Four, we are a country that bans divorce but accepts concubinage, which is just a fancy term for  kabit. A term that not quite incidentally shows gender bias: A man has a  kabit, he is guilty of concubinage, which is officially punishable by a fine and unofficially rewardable by the envy of peers. A woman has a  kabit, she is guilty of adultery, which is officially punishable by jail, and unofficially so by having her  kabit’s sexual organ pistol-whipped by her irate estranged husband who keeps an entire harem himself. You know the guy, he boasted about it.

I’m almost tempted to say, I’ll agree to ban divorce if you agree to jail people who keep, indeed flout, their  kabit.  But that will keep Erap in prison for longer than 10 lifetimes.

Finally, divorce in fact is respectful of marriage in that it recognizes it enough to initiate a legal process to dissolve it. Opposing divorce is the best thing to discourage marriage, a thing the kids in particular are already shunning. Why bother getting married at all? Why get

into a fix you can’t get out of? “Sapagkat  tayo  ay  tao  lamang,” Pilita Corrales’ song goes, except that you can’t cite that excuse in the courts.

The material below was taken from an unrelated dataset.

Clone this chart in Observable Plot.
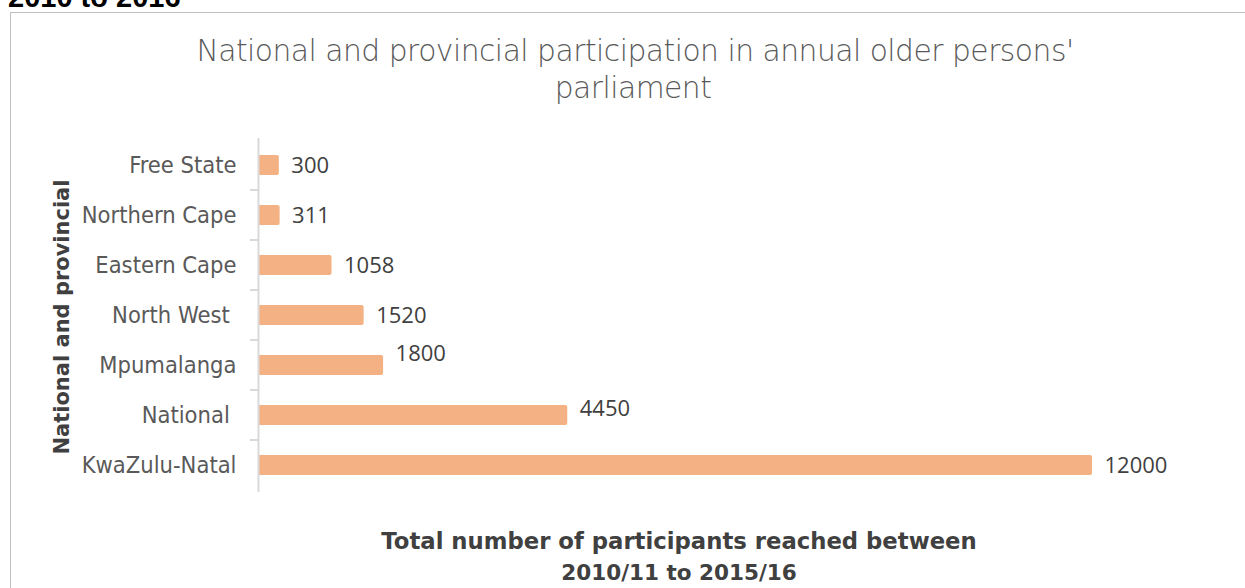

In the end, that’s what makes the opposition to divorce silly even from its own perspective. It is counterproductive, it achieves the opposite of what it sets out to do, which is to defend the family as the foundation of this society. Of course who says you can’t have a family, and probably a more loving one, without marriage? The virtues of marriage more than those of sex have certainly been more convincingly argued to be overrated. The groups opposing divorce should drive it home even more convincingly, by showing the quality of mind they draw into their ranks.

Maybe they’re contributing something positive, if quite unwittingly, to life after all.